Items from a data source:
+++++

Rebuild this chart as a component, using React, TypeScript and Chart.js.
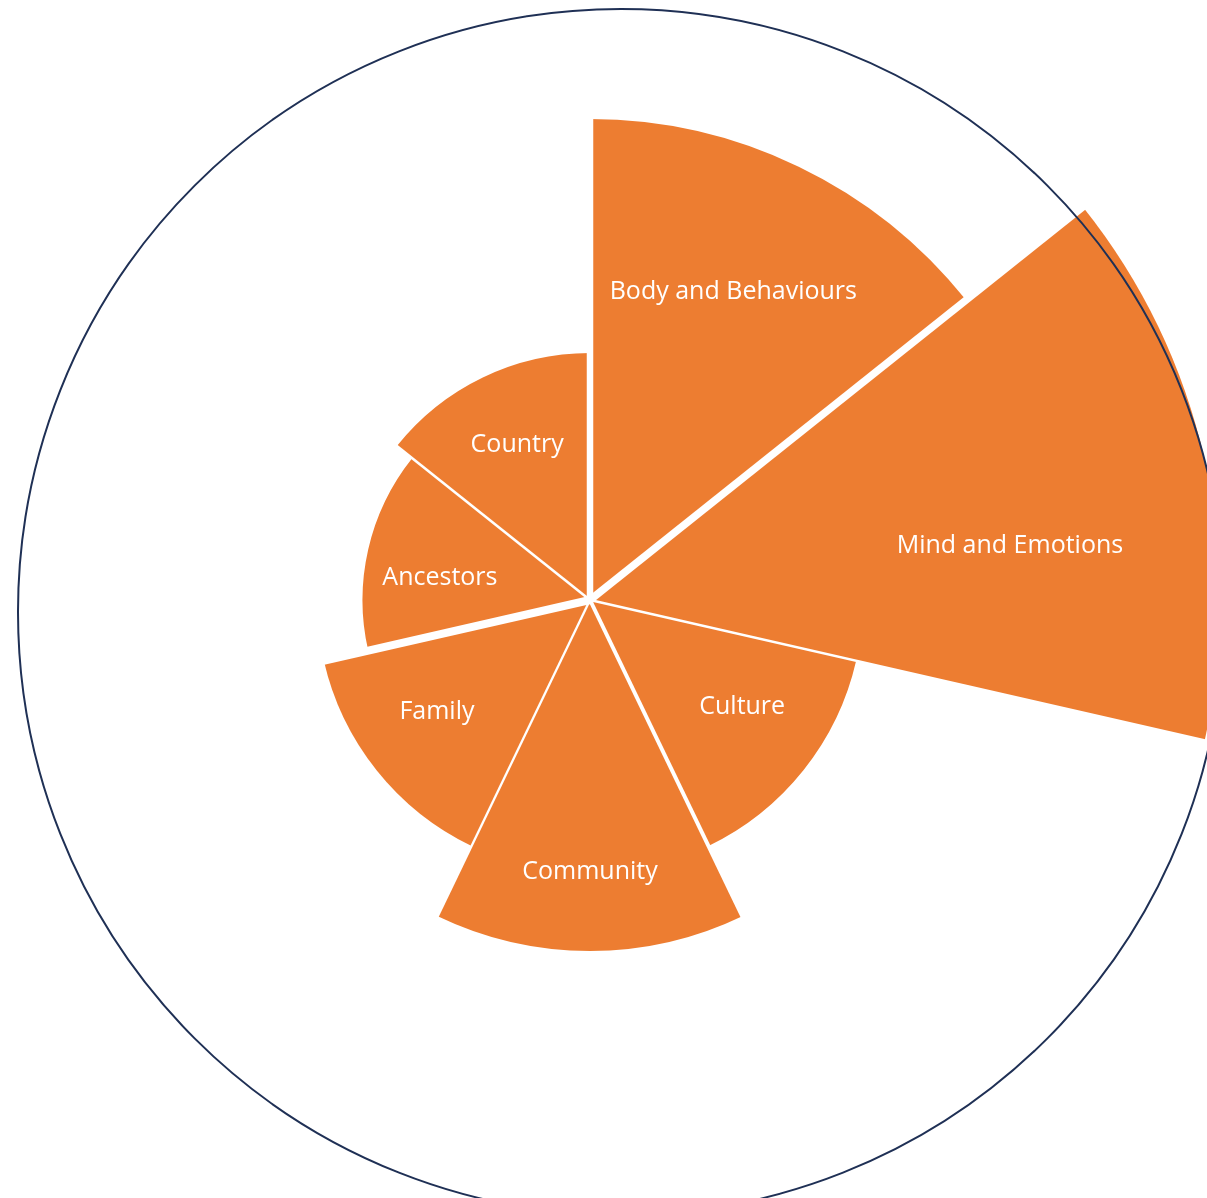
import React, { useEffect, useRef } from 'react';
import { Chart, registerables } from 'chart.js';

Chart.register(...registerables);

// ---- data ----
const CATEGORIES = [
  'Body and Behaviours',
  'Mind and Emotions',
  'Culture',
  'Community',
  'Family',
  'Ancestors',
  'Country',
];
const VALUES = [7.4, 9.7, 4.2, 5.4, 4.2, 3.5, 3.8];
const SCALE_MAX = 10;

// ---- styles ----
const ORANGE = '#ED7D31';
const RING_COLOR = '#1F3055';
// white gap width before each segment (between previous segment and this one)
const GAPS = [6.5, 7.5, 2.5, 4, 2.3, 8, 2.6];
// label placement inside each segment (share of radius, turn in degrees)
const LABEL_FRACTION = [0.71, 0.672, 0.677, 0.769, 0.69, 0.668, 0.7];
const LABEL_TURN = [-0.9, 5.2, -4.0, 0, 2.9, -3.8, 0.8];
const LABEL_FONT = '25px "Open Sans"';
const LABEL_DY = 2;

const CANVAS_SIZE = 1300;

const separatorPlugin = {
  id: 'separators',
  afterDatasetsDraw(chart: any) {
    const arcs = chart.getDatasetMeta(0).data;
    const n = arcs.length;
    const ctx = chart.ctx;
    ctx.save();
    ctx.strokeStyle = '#ffffff';
    ctx.lineCap = 'butt';
    for (let i = 0; i < n; i++) {
      const a = arcs[i].getProps(['x', 'y', 'startAngle', 'outerRadius'], true);
      const p = arcs[(i - 1 + n) % n].getProps(['outerRadius'], true);
      const len = Math.max(a.outerRadius, p.outerRadius) + 6;
      ctx.lineWidth = GAPS[i];
      ctx.beginPath();
      ctx.moveTo(a.x, a.y);
      ctx.lineTo(a.x + Math.cos(a.startAngle) * len, a.y + Math.sin(a.startAngle) * len);
      ctx.stroke();
    }
    ctx.restore();
  },
};

const labelPlugin = {
  id: 'segmentLabels',
  afterDatasetsDraw(chart: any) {
    const arcs = chart.getDatasetMeta(0).data;
    const ctx = chart.ctx;
    ctx.save();
    ctx.fillStyle = '#ffffff';
    ctx.font = LABEL_FONT;
    ctx.textAlign = 'center';
    ctx.textBaseline = 'middle';
    arcs.forEach((arc: any, i: number) => {
      const a = arc.getProps(['x', 'y', 'startAngle', 'endAngle', 'outerRadius'], true);
      const mid = (a.startAngle + a.endAngle) / 2 + (LABEL_TURN[i] * Math.PI) / 180;
      const r = a.outerRadius * LABEL_FRACTION[i];
      ctx.fillText(
        chart.data.labels[i],
        a.x + Math.cos(mid) * r,
        a.y + Math.sin(mid) * r + LABEL_DY,
      );
    });
    ctx.restore();
  },
};

export default function App() {
  const canvasRef = useRef<HTMLCanvasElement | null>(null);

  useEffect(() => {
    if (!canvasRef.current) return;
    const chart = new Chart(canvasRef.current, {
      type: 'polarArea',
      data: {
        labels: CATEGORIES,
        datasets: [
          {
            data: VALUES,
            backgroundColor: ORANGE,
            borderWidth: 0,
          },
        ],
      },
      options: {
        responsive: false,
        animation: false,
        devicePixelRatio: 1,
        layout: { padding: 0 },
        plugins: {
          legend: { display: false },
          tooltip: { enabled: false },
        },
        scales: {
          r: {
            display: false,
            min: 0,
            max: SCALE_MAX,
            startAngle: 0,
            ticks: { display: false },
            grid: { display: false },
            angleLines: { display: false },
            pointLabels: { display: false },
          },
        },
      },
      plugins: [separatorPlugin, labelPlugin],
    } as any);
    return () => chart.destroy();
  }, []);

  return (
    <div
      style={{
        position: 'fixed',
        left: 0,
        top: 0,
        width: 1207,
        height: 1198,
        overflow: 'hidden',
        background: '#ffffff',
      }}
    >
      <canvas
        ref={canvasRef}
        width={CANVAS_SIZE}
        height={CANVAS_SIZE}
        style={{
          position: 'absolute',
          left: 590 - CANVAS_SIZE / 2,
          top: 600 - CANVAS_SIZE / 2,
          width: CANVAS_SIZE,
          height: CANVAS_SIZE,
        }}
      />
      <div
        style={{
          position: 'absolute',
          left: 17,
          top: 8,
          width: 1208,
          height: 1208,
          boxSizing: 'border-box',
          border: `2px solid ${RING_COLOR}`,
          borderRadius: '50%',
          pointerEvents: 'none',
        }}
      />
    </div>
  );
}
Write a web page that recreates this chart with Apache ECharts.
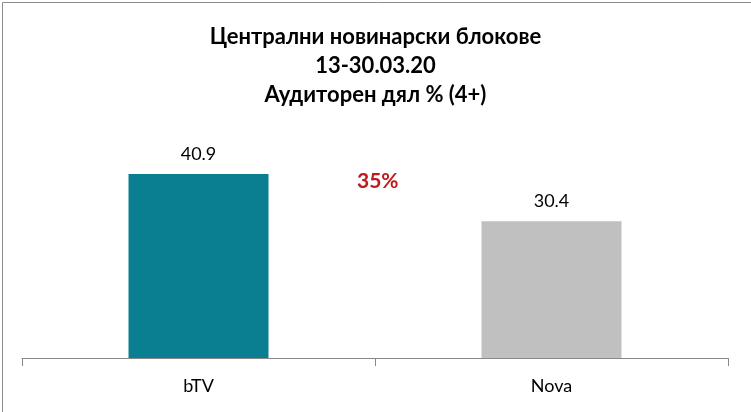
<!DOCTYPE html>
<html><head><meta charset="utf-8">
<script src="https://cdn.jsdelivr.net/npm/echarts@6/dist/echarts.min.js"></script>
<style>html,body{margin:0;padding:0;background:#fff;}#c{width:751px;height:412px;}</style>
</head><body><div id="c"></div>
<script>
const categories = ['bTV', 'Nova'];
const values = [40.9, 30.4];
const barColors = ['#0a7f91', '#c0c0c0'];
const titleLines = ['Централни новинарски блокове', '13-30.03.20', 'Аудиторен дял % (4+)'];
const annotation = '35%';

const chart = echarts.init(document.getElementById('c'));
chart.setOption({
  animation: false,
  backgroundColor: '#fff',
  title: {
    text: titleLines.join('\n'),
    left: 'center', top: 17,
    textStyle: { fontFamily: 'Lato', fontWeight: 'bold', fontSize: 22, lineHeight: 29, color: '#000' }
  },
  grid: { left: 22, right: 23, top: 133, bottom: 54 },
  xAxis: {
    type: 'category', data: categories,
    axisLine: { lineStyle: { color: '#888', width: 1 } },
    axisTick: { show: true, length: 8, lineStyle: { color: '#888' } },
    axisLabel: { color: '#000', fontFamily: 'Lato', fontSize: 18, margin: 19 }
  },
  yAxis: { type: 'value', min: 0, max: 50, show: false, splitLine: { show: false } },
  series: [{
    type: 'bar', barWidth: 140,
    data: values.map((v, i) => ({ value: v, itemStyle: { color: barColors[i] } })),
    label: { show: true, position: 'top', distance: 11, color: '#000', fontFamily: 'Lato', fontSize: 18 }
  }],
  graphic: [
    { type: 'rect', left: 0, top: 0, shape: { width: 750, height: 411 }, style: { fill: 'none', stroke: '#8c8c8c', lineWidth: 1 }, z: 100 },
    { type: 'text', left: 357, top: 171, style: { text: annotation, fill: '#c0191c', fontFamily: 'Lato', fontWeight: 'bold', fontSize: 21 } }
  ]
});
</script></body></html>
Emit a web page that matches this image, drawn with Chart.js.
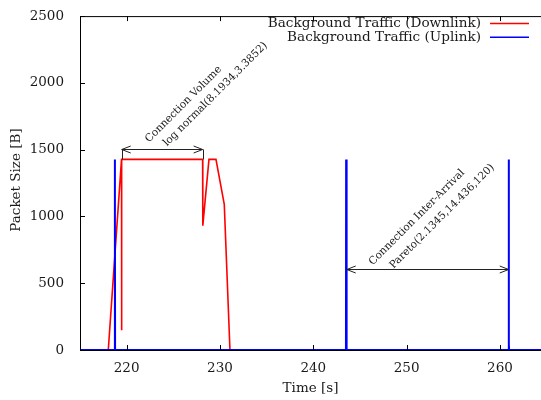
<!DOCTYPE html>
<html>
<head>
<meta charset="utf-8">
<script src="https://cdn.jsdelivr.net/npm/chart.js@4"></script>
<style>
  html, body { margin: 0; padding: 0; background: #fff; }
  #wrap { width: 541px; height: 400px; }
</style>
</head>
<body>
<div id="wrap"><canvas id="trafficChart" width="541" height="400"></canvas></div>
<script>
// values
const downTime = [215, 218.03, 219.45, 219.46, 219.47, 228.14, 228.16, 228.82, 229.57, 230.46, 231.07, 264.4];
const downSize = [0, 0, 1427, 147, 1427, 1427, 931, 1427, 1427, 1090, 0, 0];

const upTime = [215, 218.72, 218.73, 218.74, 218.75, 218.76, 243.50, 243.52, 243.54, 243.56, 243.58, 243.60, 260.92, 260.94, 260.95, 260.97, 260.98, 264.4];
const upSize = [0, 0, 1427, 0, 1030, 0, 0, 1427, 0, 612, 0, 0, 0, 1427, 0, 44, 0, 0];

const xTicks = [220, 230, 240, 250, 260];
const yTicks = [0, 500, 1000, 1500, 2000, 2500];

const seriesNames = ["Background Traffic (Downlink)", "Background Traffic (Uplink)"];

// annotations: [from, to, at]
const volumeArrow = [219.47, 228.14, 1502];
const volumeLines = ["Connection Volume", "log normal(8.1934,3.3852)"];
const volumeTextAt = [[226.1, 1840], [229.5, 1915]];

const arrivalArrow = [243.58, 260.94, 605];
const arrivalLines = ["Connection Inter-Arrival", "Pareto(2.1345,14.436,120)"];
const arrivalTextAt = [[251.1, 993], [253.8, 1000]];

const serif = "'DejaVu Serif', 'Liberation Serif', serif";
const ink = "#1a1a1a";

function toPoints(xs, ys) {
    return xs.map((x, i) => ({ x: x, y: ys[i] }));
}

function arrowHead(ctx, x, y, dir) {
    // open V head, dir = -1 points left, 1 points right
    ctx.beginPath();
    ctx.moveTo(x - dir * 9, y - 3.5);
    ctx.lineTo(x, y);
    ctx.lineTo(x - dir * 9, y + 3.5);
    ctx.stroke();
}

const decor = {
    id: "decor",
    afterDatasetsDraw(chart) {
        const ctx = chart.ctx;
        const a = chart.chartArea;
        const xs = chart.scales.x;
        const ys = chart.scales.y;
        ctx.save();

        // frame (right side is cut off in the original)
        ctx.strokeStyle = "#000";
        ctx.lineWidth = 1;
        ctx.beginPath();
        ctx.moveTo(a.right, a.top + 0.5);
        ctx.lineTo(a.left + 0.5, a.top + 0.5);
        ctx.lineTo(a.left + 0.5, a.bottom + 0.5);
        ctx.lineTo(a.right, a.bottom + 0.5);
        ctx.stroke();

        // inward ticks, mirrored on top
        ctx.beginPath();
        xTicks.forEach(v => {
            const px = Math.round(xs.getPixelForValue(v)) + 0.5;
            ctx.moveTo(px, a.bottom);
            ctx.lineTo(px, a.bottom - 5);
            ctx.moveTo(px, a.top);
            ctx.lineTo(px, a.top + 5);
        });
        yTicks.forEach(v => {
            const py = Math.round(ys.getPixelForValue(v)) + 0.5;
            ctx.moveTo(a.left, py);
            ctx.lineTo(a.left + 5, py);
        });
        ctx.stroke();

        // arrows
        ctx.strokeStyle = "#222";
        [volumeArrow, arrivalArrow].forEach(arr => {
            const x1 = xs.getPixelForValue(arr[0]);
            const x2 = xs.getPixelForValue(arr[1]);
            const py = Math.round(ys.getPixelForValue(arr[2])) + 0.5;
            ctx.beginPath();
            ctx.moveTo(x1, py);
            ctx.lineTo(x2, py);
            ctx.stroke();
            arrowHead(ctx, x1, py, -1);
            arrowHead(ctx, x2, py, 1);
        });
        // small bars joining the volume arrow to the red plateau
        ctx.beginPath();
        [volumeArrow[0], volumeArrow[1]].forEach(t => {
            const px = Math.round(xs.getPixelForValue(t)) + 0.5;
            ctx.moveTo(px, ys.getPixelForValue(volumeArrow[2]));
            ctx.lineTo(px, ys.getPixelForValue(1427));
        });
        ctx.stroke();

        // rotated labels
        ctx.fillStyle = ink;
        ctx.font = "10.5px " + serif;
        ctx.textAlign = "center";
        ctx.textBaseline = "middle";
        const drawRot = (lines, spots) => {
            lines.forEach((txt, i) => {
                ctx.save();
                ctx.translate(xs.getPixelForValue(spots[i][0]), ys.getPixelForValue(spots[i][1]));
                ctx.rotate(-Math.PI / 4);
                ctx.fillText(txt, 0, 0);
                ctx.restore();
            });
        };
        drawRot(volumeLines, volumeTextAt);
        drawRot(arrivalLines, arrivalTextAt);

        // gnuplot style key, top right
        const colors = ["#ff0000", "#0000ff"];
        ctx.font = "13.6px " + serif;
        ctx.textAlign = "right";
        seriesNames.forEach((name, i) => {
            const ty = 23.5 + i * 13.8;
            ctx.fillStyle = ink;
            ctx.fillText(name, 481, ty);
            ctx.strokeStyle = colors[i];
            ctx.lineWidth = 1.5;
            ctx.beginPath();
            ctx.moveTo(490, ty);
            ctx.lineTo(529, ty);
            ctx.stroke();
        });

        // axis titles
        ctx.fillStyle = ink;
        ctx.font = "13.5px " + serif;
        ctx.textAlign = "center";
        ctx.fillText("Time [s]", (a.left + a.right) / 2, 388);
        ctx.save();
        ctx.translate(16, 180);
        ctx.rotate(-Math.PI / 2);
        ctx.fillText("Packet Size [B]", 0, 0);
        ctx.restore();

        ctx.restore();
    }
};

new Chart(document.getElementById("trafficChart"), {
    type: "line",
    data: {
        datasets: [{
            label: seriesNames[0],
            data: toPoints(downTime, downSize),
            borderColor: "#ff0000",
            borderWidth: 1.6,
            pointRadius: 0,
            tension: 0,
            order: 1
        }, {
            label: seriesNames[1],
            data: toPoints(upTime, upSize),
            borderColor: "#0000ff",
            borderWidth: 2,
            pointRadius: 0,
            tension: 0,
            order: 0
        }]
    },
    options: {
        responsive: false,
        animation: false,
        events: [],
        layout: { padding: { top: 10, right: 0, left: 0, bottom: 0 } },
        scales: {
            x: {
                type: "linear",
                min: 215,
                max: 264.4,
                grid: { display: false },
                border: { display: false },
                afterBuildTicks: (scale) => { scale.ticks = xTicks.map(v => ({ value: v })); },
                afterFit: (scale) => { scale.height = 50; },
                ticks: {
                    padding: 2,
                    maxRotation: 0,
                    color: ink,
                    font: { family: serif, size: 13.5 },
                    callback: (v) => String(v)
                }
            },
            y: {
                min: 0,
                max: 2500,
                grid: { display: false },
                border: { display: false },
                afterBuildTicks: (scale) => { scale.ticks = yTicks.map(v => ({ value: v })); },
                afterFit: (scale) => { scale.width = 80; },
                ticks: {
                    padding: 8,
                    color: ink,
                    font: { family: serif, size: 13.5 },
                    callback: (v) => String(v)
                }
            }
        },
        plugins: {
            legend: { display: false },
            tooltip: { enabled: false }
        }
    },
    plugins: [decor]
});
</script>
</body>
</html>
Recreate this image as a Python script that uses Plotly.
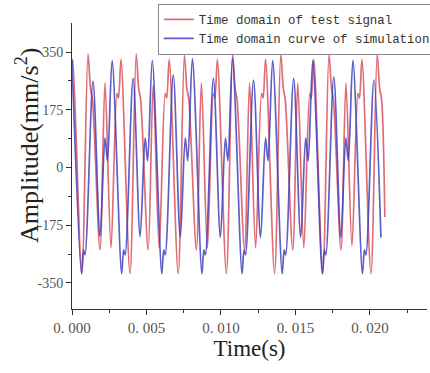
import plotly.graph_objects as go

# Time (ms) and amplitude (mm/s^2) (extrema / turning points)
test_t_ms = [0.000, 0.054, 0.658,
             1.074, 1.242, 1.376, 1.879, 2.215, 2.618, 3.020, 3.121, 3.289, 3.893,
             4.309, 4.477, 4.611, 5.114, 5.450, 5.853, 6.255, 6.356, 6.524, 7.128,
             7.544, 7.712, 7.846, 8.349, 8.685, 9.088, 9.490, 9.591, 9.759, 10.363,
             10.779, 10.947, 11.081, 11.584, 11.920, 12.323, 12.725, 12.826, 12.994, 13.598,
             14.014, 14.182, 14.316, 14.819, 15.155, 15.558, 15.960, 16.061, 16.229, 16.833,
             17.249, 17.417, 17.551, 18.054, 18.390, 18.793, 19.195, 19.296, 19.464, 20.068,
             20.484, 20.652, 20.786, 21.000]
test_amp = [315, 328, -322,
            344, 240, 205, -250, 256, -244, 225, 210, 328, -322,
            344, 240, 205, -250, 250, -244, 225, 210, 328, -322,
            340, 240, 205, -250, 256, -244, 225, 210, 328, -322,
            344, 240, 205, -250, 256, -244, 225, 210, 328, -322,
            344, 240, 205, -250, 256, -244, 225, 210, 328, -322,
            344, 240, 205, -250, 256, -238, 225, 210, 328, -322,
            344, 240, 205, -150]

sim_t_ms = [0.000, 0.638, 0.772, 0.872, 1.409, 1.879, 2.215, 2.383,
            2.694, 3.332, 3.466, 3.566, 4.103, 4.573, 4.909, 5.077,
            5.388, 6.026, 6.160, 6.260, 6.797, 7.267, 7.603, 7.771,
            8.082, 8.720, 8.854, 8.954, 9.491, 9.961, 10.297, 10.465,
            10.776, 11.414, 11.548, 11.648, 12.185, 12.655, 12.991, 13.159,
            13.470, 14.108, 14.242, 14.342, 14.879, 15.349, 15.685, 15.853,
            16.164, 16.802, 16.936, 17.036, 17.573, 18.043, 18.379, 18.547,
            18.858, 19.496, 19.630, 19.730, 20.267, 20.737]
sim_amp = [325, -322, -250, -265, 262, -208, 90, 20,
           325, -322, -250, -265, 270, -210, 90, 20,
           325, -322, -250, -265, 281, -212, 90, 20,
           330, -322, -250, -265, 270, -212, 90, 20,
           330, -322, -250, -265, 265, -212, 90, 20,
           325, -322, -250, -265, 270, -212, 90, 20,
           325, -322, -250, -265, 275, -212, 90, 20,
           325, -322, -250, -265, 265, -212]

x_tick_vals = [0.000, 0.005, 0.010, 0.015, 0.020]
x_tick_text = ["0. 000", "0. 005", "0. 010", "0. 015", "0. 020"]
y_tick_vals = [350, 175, 0, -175, -350]
y_tick_text = ["350", "175", "0", "-175", "-350"]

fig = go.Figure()
fig.add_trace(go.Scatter(
    x=[t / 1000 for t in test_t_ms], y=test_amp, mode="lines",
    name="Time domain of test signal",
    line=dict(color="rgba(218,84,94,0.85)", width=1.7, shape="spline", smoothing=0.9),
))
fig.add_trace(go.Scatter(
    x=[t / 1000 for t in sim_t_ms], y=sim_amp, mode="lines",
    name="Time domain curve of simulation",
    line=dict(color="rgba(66,66,192,0.85)", width=1.7, shape="spline", smoothing=0.9),
))

serif = "Liberation Serif, Times New Roman, serif"
fig.update_layout(
    width=430, height=373,
    margin=dict(l=72, r=3, t=23, b=64, autoexpand=False),
    paper_bgcolor="white", plot_bgcolor="white",
    showlegend=True,
    legend=dict(
        xref="container", yref="container",
        x=0.367, xanchor="left", y=0.99, yanchor="top",
        font=dict(family="Liberation Mono, monospace", size=12.4, color="#333"),
        bgcolor="white", bordercolor="#888", borderwidth=1,
        itemwidth=30, tracegroupgap=0,
    ),
    xaxis=dict(
        range=[0, 0.02383], automargin=False,
        tickmode="array", tickvals=x_tick_vals, ticktext=x_tick_text,
        ticks="outside", ticklen=5, tickcolor="#333", tickwidth=1,
        minor=dict(dtick=0.0025, tick0=0, ticks="outside", ticklen=3, tickcolor="#333"),
        showline=True, linecolor="#333", linewidth=1, showgrid=False, zeroline=False,
        tickfont=dict(family=serif, size=15, color="#555"),
        title=dict(text="Time(s)", font=dict(family=serif, size=23, color="#222"), standoff=4),
    ),
    yaxis=dict(
        range=[-429, 438], automargin=False,
        tickmode="array", tickvals=y_tick_vals, ticktext=y_tick_text,
        ticks="outside", ticklen=5, tickcolor="#333", tickwidth=1,
        minor=dict(tickvals=[-262.5, -87.5, 87.5, 262.5], ticks="outside", ticklen=3, tickcolor="#333"),
        showline=True, linecolor="#333", linewidth=1, showgrid=False, zeroline=False,
        tickfont=dict(family=serif, size=14, color="#555"),
    ),
    annotations=[dict(
        text="Amplitude(mm/s<sup>2</sup>)", textangle=-90,
        xref="paper", yref="paper", x=-0.127, y=0.573,
        xanchor="center", yanchor="middle", showarrow=False,
        font=dict(family=serif, size=26, color="#222"),
    )],
)

fig.write_html(
    "out.html",
    config={"displayModeBar": False},
    post_script="document.body.style.margin='0';document.body.style.padding='0';",
)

+++++

**Set task**.
Copy only the lines above from the one containing "Write a web" through the one containing "const annotation = '35%';", both included. Leave out the pictures.

**Reply**.
Write a web page that recreates this chart with Apache ECharts.
<!DOCTYPE html>
<html><head><meta charset="utf-8">
<script src="https://cdn.jsdelivr.net/npm/echarts@6/dist/echarts.min.js"></script>
<style>html,body{margin:0;padding:0;background:#fff;}#c{width:751px;height:412px;}</style>
</head><body><div id="c"></div>
<script>
const categories = ['bTV', 'Nova'];
const values = [40.9, 30.4];
const barColors = ['#0a7f91', '#c0c0c0'];
const titleLines = ['Централни новинарски блокове', '13-30.03.20', 'Аудиторен дял % (4+)'];
const annotation = '35%';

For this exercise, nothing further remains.